Aim of the exercise:
Retype the listing below line for line, but only from the line with "Convert this diagram to TikZ code." down to the line with "(lcomm) at (211,397)", inclusive. Pictures stay out.

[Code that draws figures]
** BEGIN **

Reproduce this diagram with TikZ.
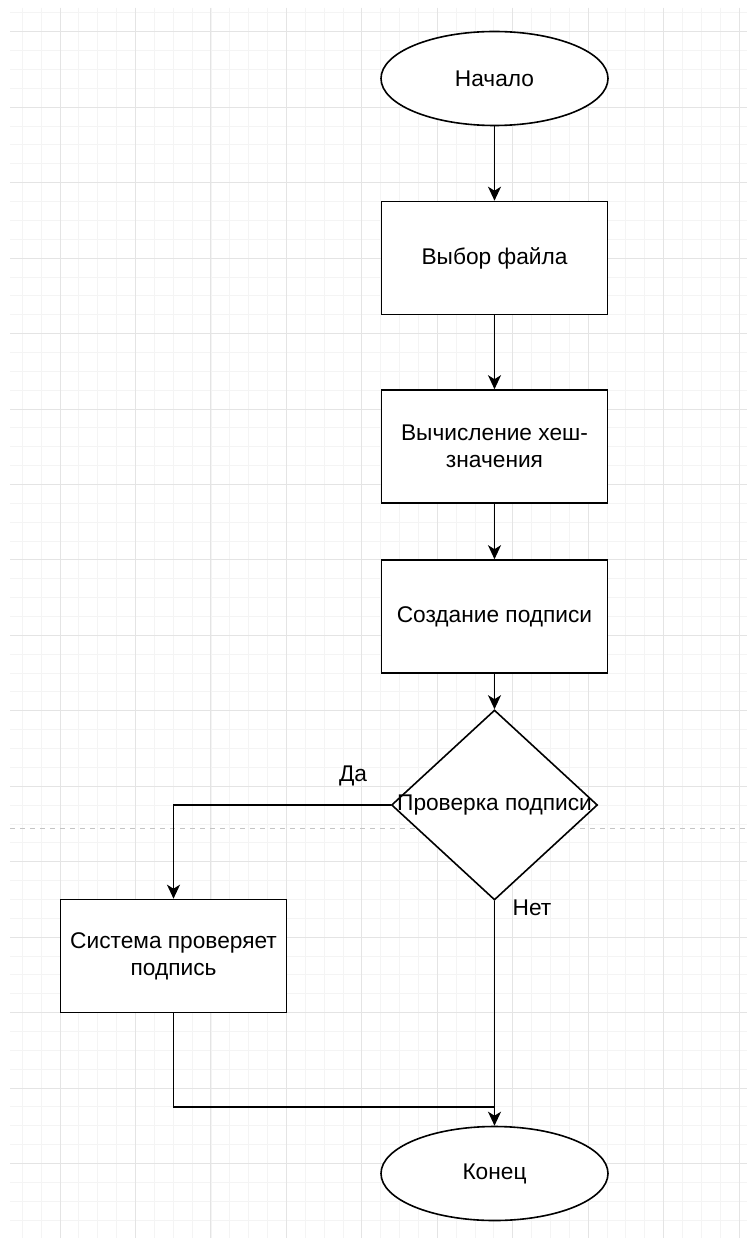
\documentclass[tikz,border=0pt]{standalone}
\usepackage{fontspec}
\setmainfont{Liberation Sans}
\usetikzlibrary{shapes.geometric,arrows.meta}
\definecolor{gridminor}{HTML}{F4F4F4}
\definecolor{gridmajor}{HTML}{E4E4E4}
\definecolor{dashgray}{HTML}{C4C4C4}
\begin{document}
\begin{tikzpicture}[x=1pt,y=-1pt,
  every node/.style={font=\fontsize{22.7}{27}\selectfont},
  box/.style={draw, line width=1.6pt, minimum width=226, minimum height=113, inner sep=0, align=center, fill=white},
  term/.style={draw, ellipse, line width=1.6pt, minimum width=227, minimum height=94, inner sep=0, fill=white},
  decision/.style={draw, diamond, line width=1.6pt, minimum width=206, minimum height=190, inner sep=0, fill=white},
  conn/.style={line width=1.6pt, -{Stealth[length=14pt,width=13pt,inset=4pt]}},
  plainline/.style={line width=1.6pt},
  lbl/.style={inner sep=0}]
\useasboundingbox (0,0) rectangle (747,1238);
\fill[white] (0,0) rectangle (747,1238);
% grid
\foreach \i in {-2,...,36} {
  \draw[gridminor, line width=0.8pt] ({60+18.8625*\i},8) -- ({60+18.8625*\i},1238);
}
\foreach \j in {-1,...,63} {
  \draw[gridminor, line width=0.8pt] (10,{31.7+18.8625*\j}) -- (747,{31.7+18.8625*\j});
}
\foreach \i in {0,...,9} {
  \draw[gridmajor, line width=0.9pt] ({60+75.45*\i},8) -- ({60+75.45*\i},1238);
}
\foreach \j in {0,...,15} {
  \draw[gridmajor, line width=0.9pt] (10,{31.7+75.45*\j}) -- (747,{31.7+75.45*\j});
}
\draw[dashgray, line width=0.9pt, dash pattern=on 5pt off 5pt] (10,828) -- (747,828);

% nodes
\node[term] (start) at (494.5,78.5) {Начало};
\node[box] (b1) at (494.5,258) {Выбор файла};
\node[box] (b2) at (494.5,446.5) {Вычисление хеш-\\значения};
\node[box] (b3) at (494.5,616.5) {Создание подписи};
\node[decision] (d) at (494.5,805) {};
\node[lbl] (dt) at (d.center) {Проверка подписи};
\node[box] (sys) at (173.5,956) {Система проверяет\\подпись};
\node[term] (end) at (494.5,1173.5) {Конец};
\coordinate (j) at (494.5,1107);

% connectors
\draw[conn] (start) -- (b1);
\draw[conn] (b1) -- (b2);
\draw[conn] (b2) -- (b3);
\draw[conn] (b3) -- (d);
\draw[conn] (d.west) -| (sys.north);
\draw[conn] (d.south) -- (end.north);
\draw[plainline] (sys.south) |- (j);

% labels
\node[lbl] (yes) at (353,776) {Да};
\node[lbl] (no) at (532,908) {Нет};
\end{tikzpicture}
\end{document}
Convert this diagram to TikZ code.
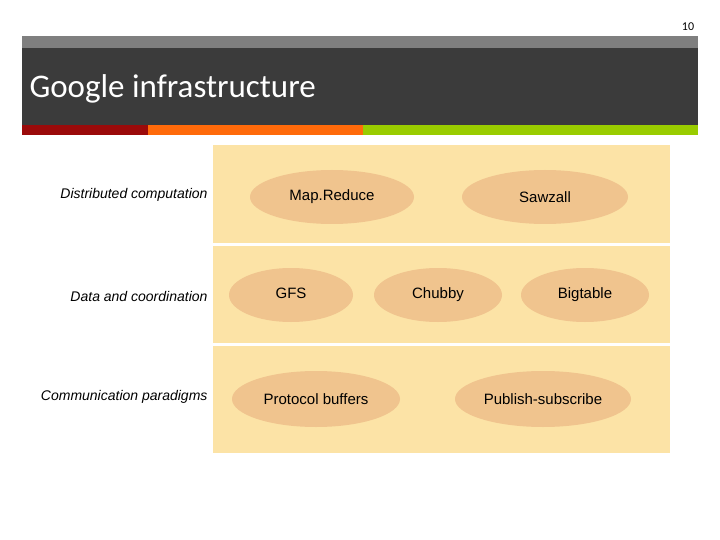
\documentclass[tikz,border=0pt]{standalone}
\usepackage{fontspec}
\setmainfont{Liberation Sans}
\newfontfamily\titlefont{Carlito}
\usepackage{tikz}
\usetikzlibrary{shapes.geometric}
\definecolor{bandfill}{HTML}{FCE3A6}
\definecolor{ovalfill}{HTML}{F0C48E}
\definecolor{darkbar}{HTML}{3B3B3B}
\definecolor{greybar}{HTML}{7F7F7F}
\definecolor{redbar}{HTML}{9B0A0A}
\definecolor{orangebar}{HTML}{FF6A0A}
\definecolor{greenbar}{HTML}{99CC00}
\tikzset{
  oval/.style={ellipse,fill=ovalfill,inner sep=0pt,font=\fontsize{15}{17}\selectfont},
  rowlabel/.style={anchor=east,font=\fontsize{14}{16}\selectfont\itshape}
}
\begin{document}
\begin{tikzpicture}[x=1pt,y=-1pt]
	\useasboundingbox[fill=white] (0,0) rectangle (720,540);
	
	% slide header
	\node[font=\fontsize{12}{14}\selectfont\titlefont] (pagenum) at (688,27) {10};
	\fill[greybar] (22,36) rectangle (698,48);
	\fill[darkbar] (22,48) rectangle (698,125);
	\node[anchor=west,text=white,font=\fontsize{33}{38}\selectfont\titlefont] (title) at (26,89) {Google infrastructure};
	\fill[redbar] (22,125) rectangle (148,135);
	\fill[orangebar] (148,125) rectangle (363,135);
	\fill[greenbar] (363,125) rectangle (698,135);
	
	% bands
	\fill[bandfill] (213,145) rectangle (670,243);
	\fill[bandfill] (213,246) rectangle (670,343);
	\fill[bandfill] (213,346) rectangle (670,453);
	
	% row labels
	\node[rowlabel] (lcomp) at (211,195) {Distributed computation};
	\node[rowlabel] (ldata) at (211,296) {Data and coordination};
	\node[rowlabel] (lcomm) at (211,397) {Communication paradigms};
	
	% services
	\node[oval,minimum width=164pt,minimum height=54pt] (mapreduce) at (332,197) {Map.Reduce};
	\node[oval,minimum width=166pt,minimum height=54pt] (sawzall) at (545,197) {Sawzall};
	\node[oval,minimum width=124pt,minimum height=54pt] (gfs) at (291,295) {\raisebox{3pt}{GFS}};
	\node[oval,minimum width=128pt,minimum height=54pt] (chubby) at (438,295) {Chubby};
	\node[oval,minimum width=128pt,minimum height=54pt] (bigtable) at (585,295) {Bigtable};
	\node[oval,minimum width=168pt,minimum height=56pt] (protobuf) at (316,399) {Protocol buffers};
	\node[oval,minimum width=176pt,minimum height=56pt] (pubsub) at (543,399) {Publish-subscribe};
\end{tikzpicture}
\end{document}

** END **

The completed task:
Convert this diagram to TikZ code.
\documentclass[tikz,border=0pt]{standalone}
\usepackage{fontspec}
\setmainfont{Liberation Sans}
\newfontfamily\titlefont{Carlito}
\usepackage{tikz}
\usetikzlibrary{shapes.geometric}
\definecolor{bandfill}{HTML}{FCE3A6}
\definecolor{ovalfill}{HTML}{F0C48E}
\definecolor{darkbar}{HTML}{3B3B3B}
\definecolor{greybar}{HTML}{7F7F7F}
\definecolor{redbar}{HTML}{9B0A0A}
\definecolor{orangebar}{HTML}{FF6A0A}
\definecolor{greenbar}{HTML}{99CC00}
\tikzset{
  oval/.style={ellipse,fill=ovalfill,inner sep=0pt,font=\fontsize{15}{17}\selectfont},
  rowlabel/.style={anchor=east,font=\fontsize{14}{16}\selectfont\itshape}
}
\begin{document}
\begin{tikzpicture}[x=1pt,y=-1pt]
	\useasboundingbox[fill=white] (0,0) rectangle (720,540);
	
	% slide header
	\node[font=\fontsize{12}{14}\selectfont\titlefont] (pagenum) at (688,27) {10};
	\fill[greybar] (22,36) rectangle (698,48);
	\fill[darkbar] (22,48) rectangle (698,125);
	\node[anchor=west,text=white,font=\fontsize{33}{38}\selectfont\titlefont] (title) at (26,89) {Google infrastructure};
	\fill[redbar] (22,125) rectangle (148,135);
	\fill[orangebar] (148,125) rectangle (363,135);
	\fill[greenbar] (363,125) rectangle (698,135);
	
	% bands
	\fill[bandfill] (213,145) rectangle (670,243);
	\fill[bandfill] (213,246) rectangle (670,343);
	\fill[bandfill] (213,346) rectangle (670,453);
	
	% row labels
	\node[rowlabel] (lcomp) at (211,195) {Distributed computation};
	\node[rowlabel] (ldata) at (211,296) {Data and coordination};
	\node[rowlabel] (lcomm) at (211,397) {Communication paradigms};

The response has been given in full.